● Your goal: Every line that contains the word "standalone" should be copied.

[Stored records]
****

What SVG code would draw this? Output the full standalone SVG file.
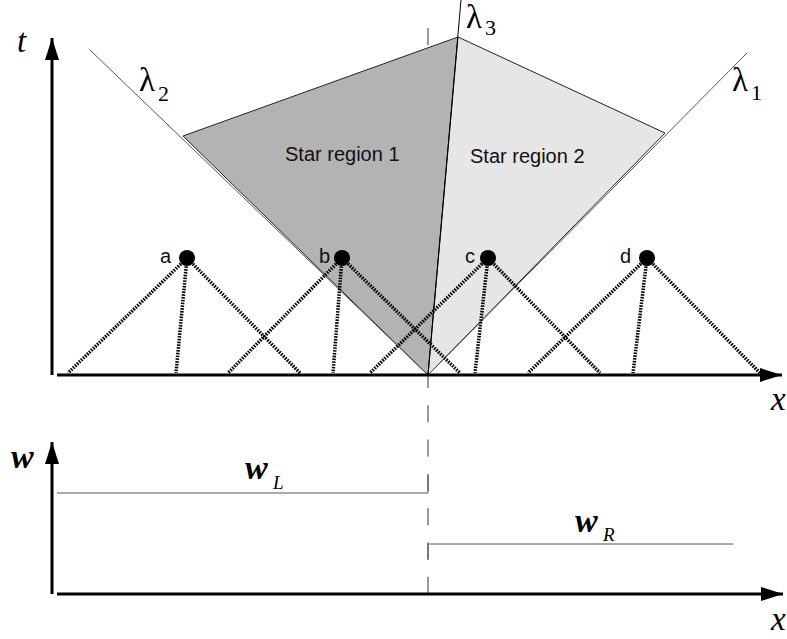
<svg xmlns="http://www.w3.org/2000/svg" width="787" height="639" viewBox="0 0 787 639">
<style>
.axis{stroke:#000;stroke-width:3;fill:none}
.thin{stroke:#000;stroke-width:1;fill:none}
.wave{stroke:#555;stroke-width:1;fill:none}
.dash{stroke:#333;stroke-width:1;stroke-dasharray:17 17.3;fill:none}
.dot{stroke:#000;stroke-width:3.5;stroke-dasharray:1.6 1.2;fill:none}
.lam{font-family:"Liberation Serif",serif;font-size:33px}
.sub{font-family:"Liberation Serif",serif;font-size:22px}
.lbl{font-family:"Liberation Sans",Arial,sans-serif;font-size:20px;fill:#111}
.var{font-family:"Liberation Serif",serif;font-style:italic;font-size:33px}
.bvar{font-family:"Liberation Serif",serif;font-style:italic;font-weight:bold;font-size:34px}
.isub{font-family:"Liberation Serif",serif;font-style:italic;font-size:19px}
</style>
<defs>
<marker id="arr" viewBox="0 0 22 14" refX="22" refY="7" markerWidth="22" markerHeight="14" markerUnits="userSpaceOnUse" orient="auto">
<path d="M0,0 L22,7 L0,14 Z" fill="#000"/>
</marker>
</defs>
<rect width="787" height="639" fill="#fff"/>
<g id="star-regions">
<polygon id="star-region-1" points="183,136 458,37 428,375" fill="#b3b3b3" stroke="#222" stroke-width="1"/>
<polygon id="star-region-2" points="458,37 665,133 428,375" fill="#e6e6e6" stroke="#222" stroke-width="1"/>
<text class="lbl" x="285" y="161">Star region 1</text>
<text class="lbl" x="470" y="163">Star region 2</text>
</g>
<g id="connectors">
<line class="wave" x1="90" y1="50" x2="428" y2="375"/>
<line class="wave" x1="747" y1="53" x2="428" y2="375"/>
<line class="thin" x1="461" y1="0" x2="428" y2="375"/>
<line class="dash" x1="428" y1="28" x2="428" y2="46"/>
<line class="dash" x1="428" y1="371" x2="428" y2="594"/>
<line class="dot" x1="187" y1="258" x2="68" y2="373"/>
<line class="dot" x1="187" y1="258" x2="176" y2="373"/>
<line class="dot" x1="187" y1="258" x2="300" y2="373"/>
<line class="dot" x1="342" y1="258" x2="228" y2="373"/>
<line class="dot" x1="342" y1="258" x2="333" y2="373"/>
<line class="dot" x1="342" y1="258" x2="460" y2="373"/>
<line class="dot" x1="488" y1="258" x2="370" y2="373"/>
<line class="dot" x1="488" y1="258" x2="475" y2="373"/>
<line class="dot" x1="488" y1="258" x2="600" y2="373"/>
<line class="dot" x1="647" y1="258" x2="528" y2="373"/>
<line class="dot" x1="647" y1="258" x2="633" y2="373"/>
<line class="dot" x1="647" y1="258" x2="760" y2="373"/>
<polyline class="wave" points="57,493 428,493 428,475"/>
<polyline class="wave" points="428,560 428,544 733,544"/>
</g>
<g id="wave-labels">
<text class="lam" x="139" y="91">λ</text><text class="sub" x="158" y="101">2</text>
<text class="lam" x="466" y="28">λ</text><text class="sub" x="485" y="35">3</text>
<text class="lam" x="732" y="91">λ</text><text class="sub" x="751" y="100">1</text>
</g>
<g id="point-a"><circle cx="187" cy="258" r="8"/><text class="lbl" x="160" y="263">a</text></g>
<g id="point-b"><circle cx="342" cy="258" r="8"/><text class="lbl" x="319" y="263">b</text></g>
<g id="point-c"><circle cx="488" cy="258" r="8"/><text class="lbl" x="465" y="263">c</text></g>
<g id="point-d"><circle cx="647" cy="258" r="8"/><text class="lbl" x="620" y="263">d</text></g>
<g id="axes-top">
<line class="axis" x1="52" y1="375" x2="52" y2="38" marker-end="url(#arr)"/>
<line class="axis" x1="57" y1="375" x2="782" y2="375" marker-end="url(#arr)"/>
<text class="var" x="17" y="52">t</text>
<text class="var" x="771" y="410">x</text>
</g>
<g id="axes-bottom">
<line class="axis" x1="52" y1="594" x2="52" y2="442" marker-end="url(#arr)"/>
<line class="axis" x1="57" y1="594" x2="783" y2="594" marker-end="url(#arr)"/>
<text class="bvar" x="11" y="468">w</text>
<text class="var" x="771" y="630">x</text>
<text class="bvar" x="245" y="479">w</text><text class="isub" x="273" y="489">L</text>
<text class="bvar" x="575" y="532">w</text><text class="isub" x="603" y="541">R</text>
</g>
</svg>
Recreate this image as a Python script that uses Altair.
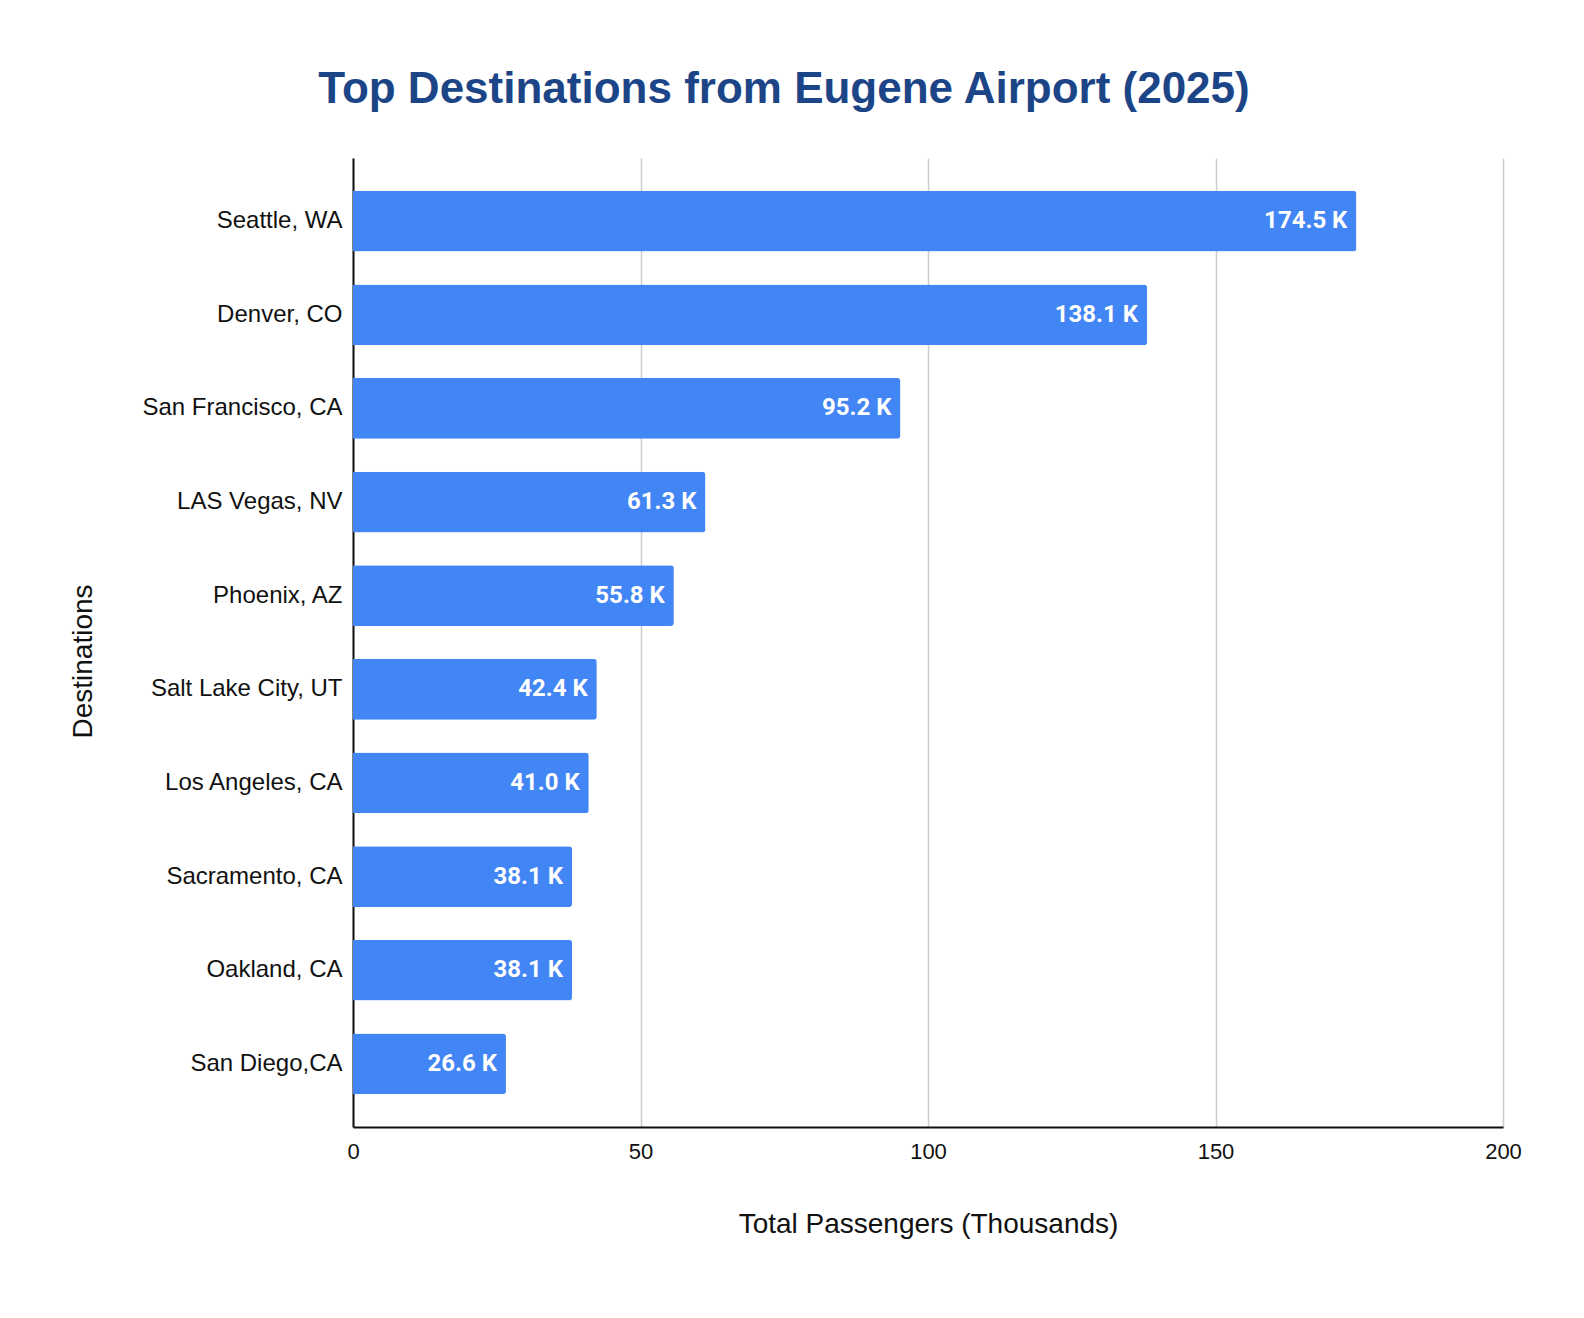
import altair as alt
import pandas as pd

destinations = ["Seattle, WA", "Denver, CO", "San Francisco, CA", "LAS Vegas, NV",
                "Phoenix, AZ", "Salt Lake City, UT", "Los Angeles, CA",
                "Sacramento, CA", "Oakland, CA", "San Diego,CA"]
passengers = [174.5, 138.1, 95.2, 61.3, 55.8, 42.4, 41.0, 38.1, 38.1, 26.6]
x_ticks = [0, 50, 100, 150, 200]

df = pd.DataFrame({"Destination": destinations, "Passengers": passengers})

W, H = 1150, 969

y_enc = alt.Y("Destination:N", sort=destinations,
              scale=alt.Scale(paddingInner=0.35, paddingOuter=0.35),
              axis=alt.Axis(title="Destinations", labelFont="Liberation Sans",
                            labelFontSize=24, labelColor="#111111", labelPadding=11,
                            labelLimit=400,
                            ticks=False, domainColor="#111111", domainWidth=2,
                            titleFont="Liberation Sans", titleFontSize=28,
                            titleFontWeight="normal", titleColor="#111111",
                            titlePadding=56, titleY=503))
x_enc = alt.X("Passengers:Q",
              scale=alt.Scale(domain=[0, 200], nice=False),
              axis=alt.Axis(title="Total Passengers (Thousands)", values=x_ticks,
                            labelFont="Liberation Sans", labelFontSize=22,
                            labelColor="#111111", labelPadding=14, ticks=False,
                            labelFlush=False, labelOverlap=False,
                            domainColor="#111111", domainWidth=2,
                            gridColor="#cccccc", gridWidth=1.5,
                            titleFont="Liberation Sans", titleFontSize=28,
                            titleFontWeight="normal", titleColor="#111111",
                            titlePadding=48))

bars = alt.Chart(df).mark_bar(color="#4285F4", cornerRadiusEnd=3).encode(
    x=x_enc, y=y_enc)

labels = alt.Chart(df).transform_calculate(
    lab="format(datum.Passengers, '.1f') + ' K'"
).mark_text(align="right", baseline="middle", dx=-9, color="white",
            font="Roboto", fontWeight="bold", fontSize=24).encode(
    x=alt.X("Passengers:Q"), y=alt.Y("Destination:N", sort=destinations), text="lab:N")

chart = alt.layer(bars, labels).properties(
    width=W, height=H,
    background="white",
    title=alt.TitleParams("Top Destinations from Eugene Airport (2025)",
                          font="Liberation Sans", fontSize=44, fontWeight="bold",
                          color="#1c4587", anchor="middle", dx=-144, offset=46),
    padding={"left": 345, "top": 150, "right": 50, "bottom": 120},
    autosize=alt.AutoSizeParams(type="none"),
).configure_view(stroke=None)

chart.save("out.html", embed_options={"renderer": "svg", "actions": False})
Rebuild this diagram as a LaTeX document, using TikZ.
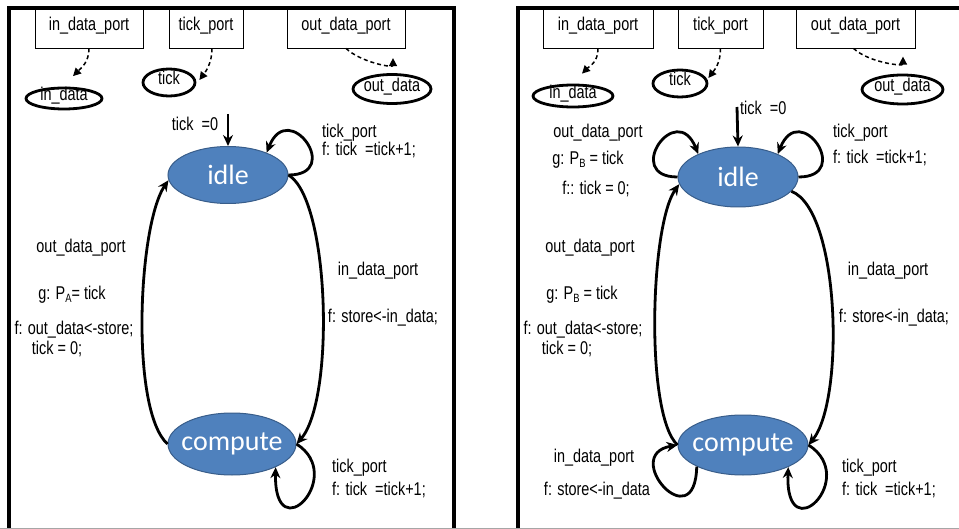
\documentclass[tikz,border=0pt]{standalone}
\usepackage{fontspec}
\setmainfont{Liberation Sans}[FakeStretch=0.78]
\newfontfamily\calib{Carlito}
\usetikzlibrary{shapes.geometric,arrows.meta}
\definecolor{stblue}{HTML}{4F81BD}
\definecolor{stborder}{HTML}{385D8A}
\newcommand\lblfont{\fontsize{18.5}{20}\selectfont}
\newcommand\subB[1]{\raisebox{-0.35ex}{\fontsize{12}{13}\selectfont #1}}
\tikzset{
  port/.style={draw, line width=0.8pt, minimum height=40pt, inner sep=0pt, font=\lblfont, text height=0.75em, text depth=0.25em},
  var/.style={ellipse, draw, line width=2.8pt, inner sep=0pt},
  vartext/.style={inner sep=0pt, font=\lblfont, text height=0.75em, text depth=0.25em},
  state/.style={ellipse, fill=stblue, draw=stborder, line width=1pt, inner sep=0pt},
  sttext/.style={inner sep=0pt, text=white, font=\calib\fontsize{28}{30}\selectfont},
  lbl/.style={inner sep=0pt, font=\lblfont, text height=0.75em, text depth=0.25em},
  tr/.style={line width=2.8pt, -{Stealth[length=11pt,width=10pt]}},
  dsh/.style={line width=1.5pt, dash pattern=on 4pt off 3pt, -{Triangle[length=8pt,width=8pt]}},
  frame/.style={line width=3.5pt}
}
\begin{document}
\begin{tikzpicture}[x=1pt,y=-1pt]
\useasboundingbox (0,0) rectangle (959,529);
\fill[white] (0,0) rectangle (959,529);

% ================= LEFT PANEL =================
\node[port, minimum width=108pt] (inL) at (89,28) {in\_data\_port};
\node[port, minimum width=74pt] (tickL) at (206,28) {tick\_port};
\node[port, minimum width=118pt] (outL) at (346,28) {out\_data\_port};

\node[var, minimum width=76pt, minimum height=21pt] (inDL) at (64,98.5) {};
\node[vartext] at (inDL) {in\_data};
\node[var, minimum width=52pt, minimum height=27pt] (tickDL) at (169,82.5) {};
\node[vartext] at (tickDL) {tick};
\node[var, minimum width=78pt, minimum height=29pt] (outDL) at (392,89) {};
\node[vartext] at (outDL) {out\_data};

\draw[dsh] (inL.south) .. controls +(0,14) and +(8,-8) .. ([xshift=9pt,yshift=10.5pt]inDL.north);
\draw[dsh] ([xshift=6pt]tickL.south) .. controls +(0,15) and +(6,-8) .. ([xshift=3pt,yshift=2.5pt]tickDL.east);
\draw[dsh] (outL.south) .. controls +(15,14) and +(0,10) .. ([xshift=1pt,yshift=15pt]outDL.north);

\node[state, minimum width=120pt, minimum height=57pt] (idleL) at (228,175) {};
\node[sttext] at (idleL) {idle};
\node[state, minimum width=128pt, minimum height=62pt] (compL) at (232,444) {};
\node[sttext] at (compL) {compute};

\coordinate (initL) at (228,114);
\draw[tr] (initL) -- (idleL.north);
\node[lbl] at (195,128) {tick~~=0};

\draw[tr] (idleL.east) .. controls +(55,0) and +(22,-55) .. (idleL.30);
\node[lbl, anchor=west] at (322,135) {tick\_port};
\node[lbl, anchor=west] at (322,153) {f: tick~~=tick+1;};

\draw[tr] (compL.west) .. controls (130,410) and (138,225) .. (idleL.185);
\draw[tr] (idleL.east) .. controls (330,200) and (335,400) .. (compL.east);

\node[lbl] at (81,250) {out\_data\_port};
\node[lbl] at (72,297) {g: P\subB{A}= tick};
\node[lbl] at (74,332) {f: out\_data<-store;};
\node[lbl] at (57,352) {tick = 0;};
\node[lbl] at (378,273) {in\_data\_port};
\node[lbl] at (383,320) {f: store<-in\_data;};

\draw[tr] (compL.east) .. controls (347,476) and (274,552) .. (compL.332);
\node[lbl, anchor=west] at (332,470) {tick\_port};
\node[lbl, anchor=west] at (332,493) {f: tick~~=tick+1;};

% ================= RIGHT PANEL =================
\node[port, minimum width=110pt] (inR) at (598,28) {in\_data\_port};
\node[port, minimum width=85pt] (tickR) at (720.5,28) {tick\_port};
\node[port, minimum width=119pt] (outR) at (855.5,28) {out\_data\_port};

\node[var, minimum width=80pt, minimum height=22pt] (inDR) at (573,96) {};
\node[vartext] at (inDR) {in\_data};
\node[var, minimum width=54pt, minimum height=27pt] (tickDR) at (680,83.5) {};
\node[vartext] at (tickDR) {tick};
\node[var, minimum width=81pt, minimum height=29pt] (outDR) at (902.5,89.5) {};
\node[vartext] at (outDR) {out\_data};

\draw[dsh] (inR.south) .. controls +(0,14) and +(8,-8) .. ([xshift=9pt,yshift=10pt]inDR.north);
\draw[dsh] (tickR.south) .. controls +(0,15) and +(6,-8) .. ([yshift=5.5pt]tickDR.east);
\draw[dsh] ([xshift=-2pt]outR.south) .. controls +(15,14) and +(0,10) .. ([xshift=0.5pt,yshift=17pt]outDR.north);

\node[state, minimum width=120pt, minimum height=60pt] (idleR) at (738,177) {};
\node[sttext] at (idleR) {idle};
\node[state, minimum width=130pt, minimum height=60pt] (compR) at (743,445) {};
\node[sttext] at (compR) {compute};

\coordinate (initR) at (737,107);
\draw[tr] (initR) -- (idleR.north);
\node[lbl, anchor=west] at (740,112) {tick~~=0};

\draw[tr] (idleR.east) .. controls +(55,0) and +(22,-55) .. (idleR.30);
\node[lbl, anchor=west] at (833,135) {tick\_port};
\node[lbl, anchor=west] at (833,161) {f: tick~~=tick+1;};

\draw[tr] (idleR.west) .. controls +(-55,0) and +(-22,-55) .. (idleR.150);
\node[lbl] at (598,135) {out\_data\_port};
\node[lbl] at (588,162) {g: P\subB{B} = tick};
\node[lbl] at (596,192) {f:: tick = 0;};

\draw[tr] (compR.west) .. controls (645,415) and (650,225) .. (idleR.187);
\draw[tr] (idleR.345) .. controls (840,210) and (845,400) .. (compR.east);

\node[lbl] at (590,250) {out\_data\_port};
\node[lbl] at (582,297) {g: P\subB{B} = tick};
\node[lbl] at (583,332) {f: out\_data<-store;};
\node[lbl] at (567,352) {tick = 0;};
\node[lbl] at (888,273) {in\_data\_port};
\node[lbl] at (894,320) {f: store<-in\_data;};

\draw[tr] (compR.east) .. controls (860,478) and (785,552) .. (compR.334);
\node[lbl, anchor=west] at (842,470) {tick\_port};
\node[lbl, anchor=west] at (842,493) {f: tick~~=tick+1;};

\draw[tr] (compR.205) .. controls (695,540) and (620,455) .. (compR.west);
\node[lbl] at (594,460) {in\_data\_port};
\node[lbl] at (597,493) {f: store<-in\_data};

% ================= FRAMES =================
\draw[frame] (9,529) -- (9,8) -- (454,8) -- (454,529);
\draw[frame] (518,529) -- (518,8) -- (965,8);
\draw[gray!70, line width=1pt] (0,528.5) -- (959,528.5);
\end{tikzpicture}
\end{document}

****

● Solution to this exercise:
What SVG code would draw this? Output the full standalone SVG file.
\documentclass[tikz,border=0pt]{standalone}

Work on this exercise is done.